_Problem requirements_
From the first line of the listing below to the line with "ages = np.arange(21, 60)", print each line exactly, and nothing more. Leave out the pictures.
## start
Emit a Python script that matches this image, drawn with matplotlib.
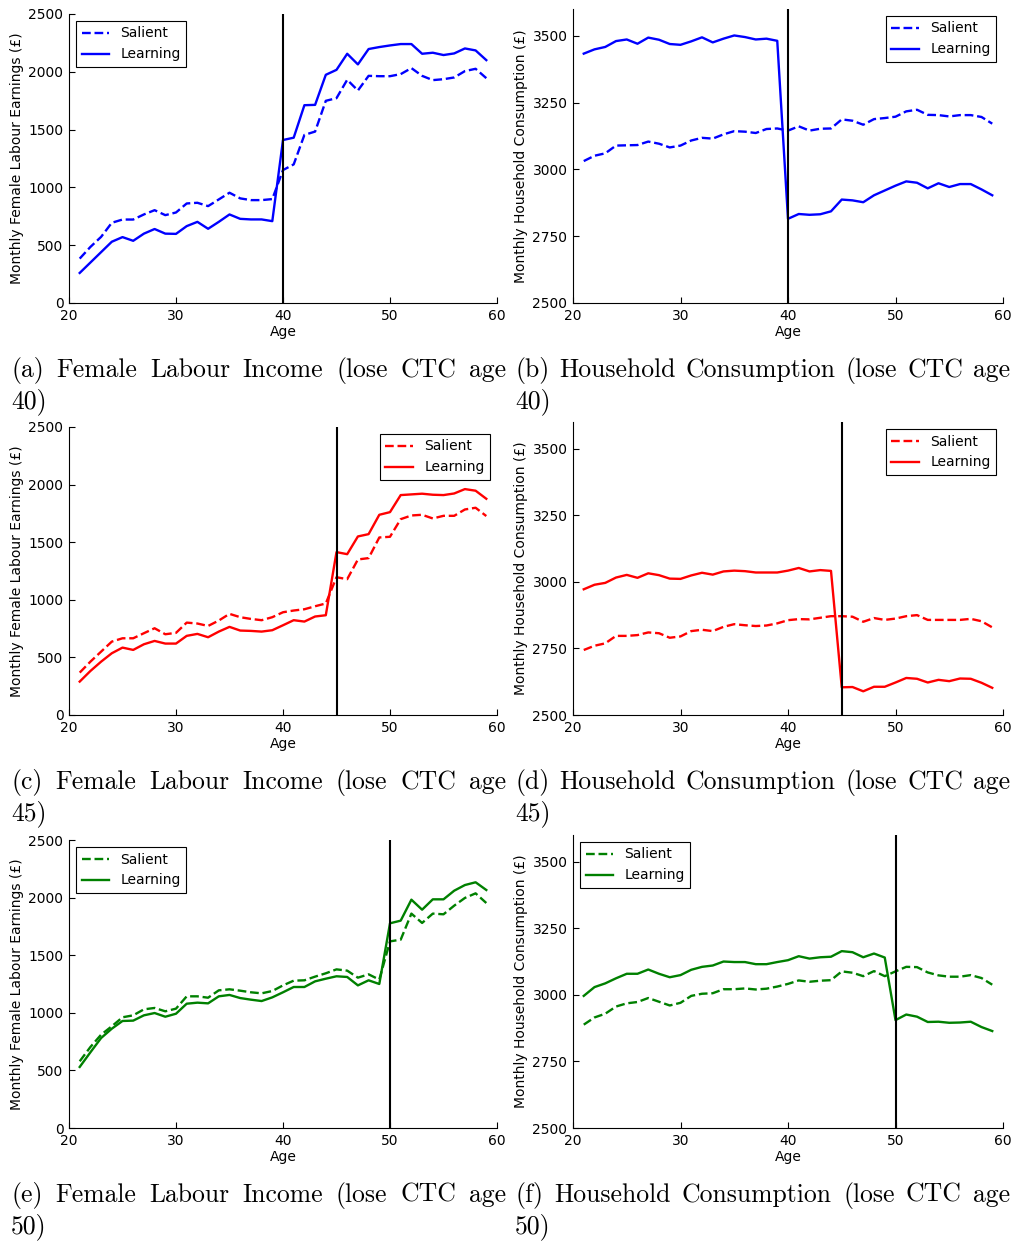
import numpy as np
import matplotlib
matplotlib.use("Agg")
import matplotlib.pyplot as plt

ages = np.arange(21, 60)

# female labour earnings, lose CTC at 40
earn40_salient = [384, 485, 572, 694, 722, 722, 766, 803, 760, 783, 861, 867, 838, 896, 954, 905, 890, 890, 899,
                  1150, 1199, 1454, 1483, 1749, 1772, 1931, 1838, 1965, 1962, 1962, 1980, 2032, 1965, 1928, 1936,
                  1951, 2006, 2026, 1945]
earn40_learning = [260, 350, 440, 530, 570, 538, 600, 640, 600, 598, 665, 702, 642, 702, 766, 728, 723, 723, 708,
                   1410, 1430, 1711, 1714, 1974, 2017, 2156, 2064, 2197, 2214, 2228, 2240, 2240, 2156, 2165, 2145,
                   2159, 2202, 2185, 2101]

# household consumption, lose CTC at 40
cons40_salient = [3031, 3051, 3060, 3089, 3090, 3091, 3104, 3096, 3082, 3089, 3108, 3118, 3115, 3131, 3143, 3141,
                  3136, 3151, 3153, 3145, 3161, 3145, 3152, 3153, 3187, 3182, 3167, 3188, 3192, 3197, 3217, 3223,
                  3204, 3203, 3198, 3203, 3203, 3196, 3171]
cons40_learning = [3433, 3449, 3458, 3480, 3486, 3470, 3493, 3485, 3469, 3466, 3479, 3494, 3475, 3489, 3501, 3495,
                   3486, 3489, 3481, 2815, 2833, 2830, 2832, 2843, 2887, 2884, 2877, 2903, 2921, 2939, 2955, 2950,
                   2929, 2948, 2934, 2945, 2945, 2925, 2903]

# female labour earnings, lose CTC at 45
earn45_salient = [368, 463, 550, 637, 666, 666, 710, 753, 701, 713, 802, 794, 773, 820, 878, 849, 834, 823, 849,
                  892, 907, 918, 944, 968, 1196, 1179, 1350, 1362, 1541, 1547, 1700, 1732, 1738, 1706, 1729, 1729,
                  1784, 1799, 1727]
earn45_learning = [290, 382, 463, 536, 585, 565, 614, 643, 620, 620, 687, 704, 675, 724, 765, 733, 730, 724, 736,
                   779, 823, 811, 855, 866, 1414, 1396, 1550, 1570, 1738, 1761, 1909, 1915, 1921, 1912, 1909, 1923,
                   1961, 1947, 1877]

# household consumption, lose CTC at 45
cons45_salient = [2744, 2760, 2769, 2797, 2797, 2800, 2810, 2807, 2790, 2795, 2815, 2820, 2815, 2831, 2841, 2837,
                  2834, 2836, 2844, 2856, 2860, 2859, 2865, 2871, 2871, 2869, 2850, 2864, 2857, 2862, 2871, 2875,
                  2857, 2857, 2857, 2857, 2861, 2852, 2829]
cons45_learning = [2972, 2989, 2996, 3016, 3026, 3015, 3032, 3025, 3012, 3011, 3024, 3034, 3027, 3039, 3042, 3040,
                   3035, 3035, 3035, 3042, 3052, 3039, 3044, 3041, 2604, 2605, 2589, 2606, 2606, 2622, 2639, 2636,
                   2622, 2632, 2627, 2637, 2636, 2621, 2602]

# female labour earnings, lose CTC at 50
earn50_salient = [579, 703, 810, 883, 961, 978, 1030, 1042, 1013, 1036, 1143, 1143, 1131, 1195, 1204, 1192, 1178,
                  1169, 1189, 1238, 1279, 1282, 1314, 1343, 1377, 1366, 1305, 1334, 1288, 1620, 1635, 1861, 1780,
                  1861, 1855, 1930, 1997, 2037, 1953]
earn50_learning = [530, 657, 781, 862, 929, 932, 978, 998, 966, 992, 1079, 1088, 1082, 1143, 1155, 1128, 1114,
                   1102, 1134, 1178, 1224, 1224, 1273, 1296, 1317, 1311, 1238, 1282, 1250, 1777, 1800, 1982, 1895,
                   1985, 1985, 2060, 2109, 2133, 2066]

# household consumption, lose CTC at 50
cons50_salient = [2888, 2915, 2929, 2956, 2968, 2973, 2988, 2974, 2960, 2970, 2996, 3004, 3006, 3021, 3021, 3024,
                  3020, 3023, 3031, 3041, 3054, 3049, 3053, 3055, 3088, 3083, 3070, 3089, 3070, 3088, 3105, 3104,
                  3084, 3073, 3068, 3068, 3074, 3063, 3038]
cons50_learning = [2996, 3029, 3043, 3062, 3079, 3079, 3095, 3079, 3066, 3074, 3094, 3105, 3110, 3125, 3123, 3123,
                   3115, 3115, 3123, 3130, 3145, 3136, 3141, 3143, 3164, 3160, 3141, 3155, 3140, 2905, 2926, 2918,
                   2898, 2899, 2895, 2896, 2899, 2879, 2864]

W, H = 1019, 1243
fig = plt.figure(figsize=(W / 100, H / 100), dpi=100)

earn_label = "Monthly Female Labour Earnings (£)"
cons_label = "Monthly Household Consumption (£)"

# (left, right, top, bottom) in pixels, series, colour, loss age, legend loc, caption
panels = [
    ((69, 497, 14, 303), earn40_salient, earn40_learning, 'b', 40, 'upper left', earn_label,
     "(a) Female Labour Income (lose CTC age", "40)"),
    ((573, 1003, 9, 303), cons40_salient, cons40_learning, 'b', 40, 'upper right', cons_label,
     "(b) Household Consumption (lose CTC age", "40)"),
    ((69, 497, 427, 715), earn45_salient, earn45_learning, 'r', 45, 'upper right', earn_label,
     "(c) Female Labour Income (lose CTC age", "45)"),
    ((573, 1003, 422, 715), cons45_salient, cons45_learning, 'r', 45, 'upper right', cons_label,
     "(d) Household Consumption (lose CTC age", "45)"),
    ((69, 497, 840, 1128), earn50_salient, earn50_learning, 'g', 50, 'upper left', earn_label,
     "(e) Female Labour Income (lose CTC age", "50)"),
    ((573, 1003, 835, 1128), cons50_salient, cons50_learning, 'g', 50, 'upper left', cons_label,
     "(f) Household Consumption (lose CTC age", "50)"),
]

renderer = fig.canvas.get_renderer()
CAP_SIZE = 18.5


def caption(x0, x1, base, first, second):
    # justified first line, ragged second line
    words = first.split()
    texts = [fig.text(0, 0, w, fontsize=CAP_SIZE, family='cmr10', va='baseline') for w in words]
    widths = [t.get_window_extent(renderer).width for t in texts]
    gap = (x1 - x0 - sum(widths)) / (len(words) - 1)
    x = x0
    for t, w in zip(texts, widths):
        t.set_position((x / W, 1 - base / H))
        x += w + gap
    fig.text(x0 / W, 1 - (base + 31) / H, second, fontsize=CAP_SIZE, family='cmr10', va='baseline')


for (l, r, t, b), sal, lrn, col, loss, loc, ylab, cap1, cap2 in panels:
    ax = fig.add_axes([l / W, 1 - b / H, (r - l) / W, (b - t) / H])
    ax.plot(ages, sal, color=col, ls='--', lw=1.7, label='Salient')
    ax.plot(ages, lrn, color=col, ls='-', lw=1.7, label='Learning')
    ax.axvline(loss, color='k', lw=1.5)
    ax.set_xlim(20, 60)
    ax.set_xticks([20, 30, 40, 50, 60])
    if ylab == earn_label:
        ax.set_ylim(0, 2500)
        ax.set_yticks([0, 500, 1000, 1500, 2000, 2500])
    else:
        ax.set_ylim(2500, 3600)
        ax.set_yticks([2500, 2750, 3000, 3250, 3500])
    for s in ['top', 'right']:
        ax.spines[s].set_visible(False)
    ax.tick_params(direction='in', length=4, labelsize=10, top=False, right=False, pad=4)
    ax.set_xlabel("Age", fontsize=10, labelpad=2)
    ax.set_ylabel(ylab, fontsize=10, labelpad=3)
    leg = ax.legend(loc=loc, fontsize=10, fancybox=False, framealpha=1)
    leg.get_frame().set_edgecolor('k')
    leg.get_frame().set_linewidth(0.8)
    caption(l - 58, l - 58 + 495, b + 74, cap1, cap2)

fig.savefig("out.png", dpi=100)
## end
_Solved exercise_
Emit a Python script that matches this image, drawn with matplotlib.
import numpy as np
import matplotlib
matplotlib.use("Agg")
import matplotlib.pyplot as plt

ages = np.arange(21, 60)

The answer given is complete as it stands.